OBJECTIVE
Print the lines of the listing below verbatim from its first line through the line bearing "let yb = opt.y.range()[0], yt". Any pictures are to be omitted.

DATA PROVIDED
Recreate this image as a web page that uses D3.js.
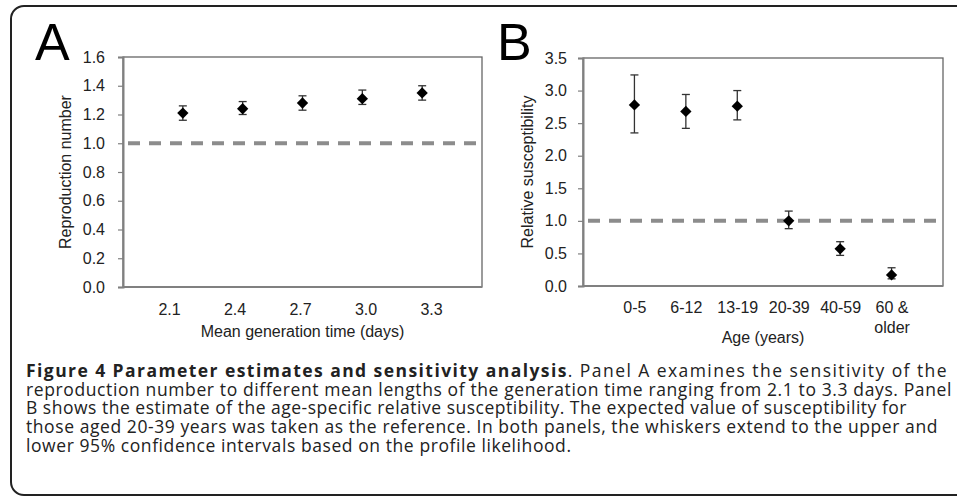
<!DOCTYPE html>
<html>
<head>
<meta charset="utf-8">
<script src="https://cdn.jsdelivr.net/npm/d3@7.9.0/dist/d3.min.js"></script>
<style>
  body { margin: 0; background: #fff; }
  svg { display: block; }
</style>
</head>
<body>
<div id="chart"></div>
<script>
// panel A: reproduction number vs mean generation time
const genTimes = ["2.1", "2.4", "2.7", "3.0", "3.3"];
const rEst  = [1.21, 1.24, 1.28, 1.31, 1.35];
const rLow  = [1.16, 1.20, 1.23, 1.27, 1.30];
const rHigh = [1.26, 1.29, 1.33, 1.37, 1.40];
const rTicks = [0, 0.2, 0.4, 0.6, 0.8, 1.0, 1.2, 1.4, 1.6];

// panel B: relative susceptibility by age group
const ageGroups = ["0-5", "6-12", "13-19", "20-39", "40-59", "60 & older"];
const suscEst  = [2.78, 2.68, 2.76, 1.00, 0.57, 0.17];
const suscLow  = [2.35, 2.42, 2.55, 0.88, 0.47, 0.11];
const suscHigh = [3.24, 2.94, 3.00, 1.15, 0.68, 0.28];
const suscTicks = [0, 0.5, 1.0, 1.5, 2.0, 2.5, 3.0, 3.5];

const refValue = 1.0;

const captionLines = [
  [{ bold: true, t: "Figure 4 Parameter estimates and sensitivity analysis" }, { t: ". Panel A examines the sensitivity of the" }],
  [{ t: "reproduction number to different mean lengths of the generation time ranging from 2.1 to 3.3 days. Panel" }],
  [{ t: "B shows the estimate of the age-specific relative susceptibility. The expected value of susceptibility for" }],
  [{ t: "those aged 20-39 years was taken as the reference. In both panels, the whiskers extend to the upper and" }],
  [{ t: "lower 95% confidence intervals based on the profile likelihood." }]
];

const W = 957, H = 497;
const axisFont = "'Liberation Sans', Arial, sans-serif";

let svg = d3.select("#chart")
    .append("svg")
    .attr("width", W)
    .attr("height", H);

// outer figure frame (right side runs off the page)
svg.append("rect")
    .attr("x", 11).attr("y", 6)
    .attr("width", W + 20).attr("height", 489)
    .attr("rx", 13)
    .attr("fill", "none")
    .attr("stroke", "#222")
    .attr("stroke-width", 2);

function drawPanel(opt) {
    let g = svg.append("g");
    let x0 = opt.x.range()[0], x1 = opt.x.range()[1];
    let yb = opt.y.range()[0], yt = opt.y.range()[1];

    // plot box
    g.append("rect")
        .attr("x", x0).attr("y", yt)
        .attr("width", x1 - x0).attr("height", yb - yt)
        .attr("fill", "none")
        .attr("stroke", "#666")
        .attr("stroke-width", 1.3);

    // y axis
    let yAxis = g.append("g")
        .attr("transform", `translate(${x0},0)`)
        .call(d3.axisLeft(opt.y).tickValues(opt.ticks).tickSize(5).tickPadding(opt.pad)
            .tickFormat(d3.format(".1f")));
    yAxis.select(".domain").attr("stroke", "#808080").attr("stroke-width", 2);
    yAxis.selectAll(".tick line").attr("stroke", "#808080").attr("stroke-width", 1.2);
    yAxis.selectAll("text")
        .attr("font-family", axisFont).attr("font-size", 16).attr("fill", "#222");

    // x axis line
    g.append("line")
        .attr("x1", x0).attr("x2", x1)
        .attr("y1", yb).attr("y2", yb)
        .attr("stroke", "#808080").attr("stroke-width", 2);

    // x tick labels (no tick marks)
    let xAxis = g.append("g")
        .attr("transform", `translate(0,${yb})`)
        .call(d3.axisBottom(opt.xLabel).tickSize(0).tickPadding(opt.xPad));
    xAxis.select(".domain").remove();
    xAxis.selectAll("text")
        .attr("font-family", axisFont).attr("font-size", 16).attr("fill", "#222")
        .each(function(d) {
            let parts = d.split(/(?<=&) /);
            if (parts.length > 1) {
                let t = d3.select(this).text(null);
                parts.forEach((p, i) => {
                    t.append("tspan").attr("x", 0).attr("dy", i == 0 ? "0.71em" : "1.25em").text(p);
                });
            }
        });

    // axis titles
    g.append("text")
        .attr("x", (x0 + x1) / 2).attr("y", opt.xTitleY)
        .attr("text-anchor", "middle")
        .attr("font-family", axisFont).attr("font-size", 16).attr("fill", "#222")
        .text(opt.xTitle);
    g.append("text")
        .attr("transform", `translate(${opt.yTitleX},${(yb + yt) / 2}) rotate(-90)`)
        .attr("text-anchor", "middle")
        .attr("font-family", axisFont).attr("font-size", 16).attr("fill", "#222")
        .text(opt.yTitle);

    // panel letter
    g.append("text")
        .attr("x", opt.letterX).attr("y", 60)
        .attr("font-family", axisFont).attr("font-size", 52).attr("fill", "#000")
        .text(opt.letter);

    // reference line at 1.0
    g.append("line")
        .attr("x1", x0 + 5).attr("x2", x1 - 5)
        .attr("y1", opt.y(refValue)).attr("y2", opt.y(refValue))
        .attr("stroke", "#8c8c8c")
        .attr("stroke-width", 4)
        .attr("stroke-dasharray", "12,9");

    let data = opt.cats.map((c, i) => ({ c: c, v: opt.est[i], lo: opt.low[i], hi: opt.high[i] }));

    // whiskers
    let wg = g.selectAll(".whisker").data(data).join("g").attr("class", "whisker")
        .attr("stroke", "#333").attr("stroke-width", 1.3);
    wg.append("line")
        .attr("x1", d => opt.x(d.c)).attr("x2", d => opt.x(d.c))
        .attr("y1", d => opt.y(d.hi)).attr("y2", d => opt.y(d.lo));
    wg.append("line")
        .attr("x1", d => opt.x(d.c) - 4).attr("x2", d => opt.x(d.c) + 4)
        .attr("y1", d => opt.y(d.hi)).attr("y2", d => opt.y(d.hi));
    wg.append("line")
        .attr("x1", d => opt.x(d.c) - 4).attr("x2", d => opt.x(d.c) + 4)
        .attr("y1", d => opt.y(d.lo)).attr("y2", d => opt.y(d.lo));

    // diamond markers
    g.selectAll(".pt").data(data).join("path").attr("class", "pt")
        .attr("d", d3.symbol().type(d3.symbolSquare).size(64))
        .attr("transform", d => `translate(${opt.x(d.c)},${opt.y(d.v)}) rotate(45)`)
        .attr("fill", "#000");
}

drawPanel({
    letter: "A", letterX: 35,
    cats: genTimes, est: rEst, low: rLow, high: rHigh, ticks: rTicks,
    x: d3.scalePoint().domain(genTimes).range([123, 482]).padding(1),
    xLabel: d3.scalePoint().domain(genTimes).range([169, 431]),
    y: d3.scaleLinear().domain([0, 1.6]).range([287, 57]),
    pad: 13, xPad: 17,
    xTitle: "Mean generation time (days)", xTitleY: 337,
    yTitle: "Reproduction number", yTitleX: 71
});

drawPanel({
    letter: "B", letterX: 497,
    cats: ageGroups, est: suscEst, low: suscLow, high: suscHigh, ticks: suscTicks,
    x: d3.scalePoint().domain(ageGroups).range([583, 943]).padding(1),
    xLabel: d3.scalePoint().domain(ageGroups).range([583, 943]).padding(1),
    y: d3.scaleLinear().domain([0, 3.5]).range([286, 58]),
    pad: 11, xPad: 16,
    xTitle: "Age (years)", xTitleY: 343,
    yTitle: "Relative susceptibility", yTitleX: 533
});

// caption: widen with letter spacing, first two lines justified
const capX = 26;
const capBase = [377, 396, 414, 433, 452];
const capRight = [948, 952, 907, 938, null];
let lastLs = 0;
captionLines.forEach((line, i) => {
    let t = svg.append("text")
        .attr("x", capX).attr("y", capBase[i])
        .attr("font-family", "'Open Sans', sans-serif")
        .attr("font-size", 17.5)
        .attr("fill", "#222");
    line.forEach(s => {
        t.append("tspan").attr("font-weight", s.bold ? 700 : 400).text(s.t);
    });
    let natural = t.node().getComputedTextLength();
    let chars = line.map(s => s.t).join("").length;
    let ls = capRight[i] ? (capRight[i] - capX - natural) / chars : lastLs;
    if (i >= 2) lastLs = ls;
    t.style("letter-spacing", ls + "px");
});
</script>
</body>
</html>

ANSWER TO THIS PROBLEM
Recreate this image as a web page that uses D3.js.
<!DOCTYPE html>
<html>
<head>
<meta charset="utf-8">
<script src="https://cdn.jsdelivr.net/npm/d3@7.9.0/dist/d3.min.js"></script>
<style>
  body { margin: 0; background: #fff; }
  svg { display: block; }
</style>
</head>
<body>
<div id="chart"></div>
<script>
// panel A: reproduction number vs mean generation time
const genTimes = ["2.1", "2.4", "2.7", "3.0", "3.3"];
const rEst  = [1.21, 1.24, 1.28, 1.31, 1.35];
const rLow  = [1.16, 1.20, 1.23, 1.27, 1.30];
const rHigh = [1.26, 1.29, 1.33, 1.37, 1.40];
const rTicks = [0, 0.2, 0.4, 0.6, 0.8, 1.0, 1.2, 1.4, 1.6];

// panel B: relative susceptibility by age group
const ageGroups = ["0-5", "6-12", "13-19", "20-39", "40-59", "60 & older"];
const suscEst  = [2.78, 2.68, 2.76, 1.00, 0.57, 0.17];
const suscLow  = [2.35, 2.42, 2.55, 0.88, 0.47, 0.11];
const suscHigh = [3.24, 2.94, 3.00, 1.15, 0.68, 0.28];
const suscTicks = [0, 0.5, 1.0, 1.5, 2.0, 2.5, 3.0, 3.5];

const refValue = 1.0;

const captionLines = [
  [{ bold: true, t: "Figure 4 Parameter estimates and sensitivity analysis" }, { t: ". Panel A examines the sensitivity of the" }],
  [{ t: "reproduction number to different mean lengths of the generation time ranging from 2.1 to 3.3 days. Panel" }],
  [{ t: "B shows the estimate of the age-specific relative susceptibility. The expected value of susceptibility for" }],
  [{ t: "those aged 20-39 years was taken as the reference. In both panels, the whiskers extend to the upper and" }],
  [{ t: "lower 95% confidence intervals based on the profile likelihood." }]
];

const W = 957, H = 497;
const axisFont = "'Liberation Sans', Arial, sans-serif";

let svg = d3.select("#chart")
    .append("svg")
    .attr("width", W)
    .attr("height", H);

// outer figure frame (right side runs off the page)
svg.append("rect")
    .attr("x", 11).attr("y", 6)
    .attr("width", W + 20).attr("height", 489)
    .attr("rx", 13)
    .attr("fill", "none")
    .attr("stroke", "#222")
    .attr("stroke-width", 2);

function drawPanel(opt) {
    let g = svg.append("g");
    let x0 = opt.x.range()[0], x1 = opt.x.range()[1];
    let yb = opt.y.range()[0], yt = opt.y.range()[1];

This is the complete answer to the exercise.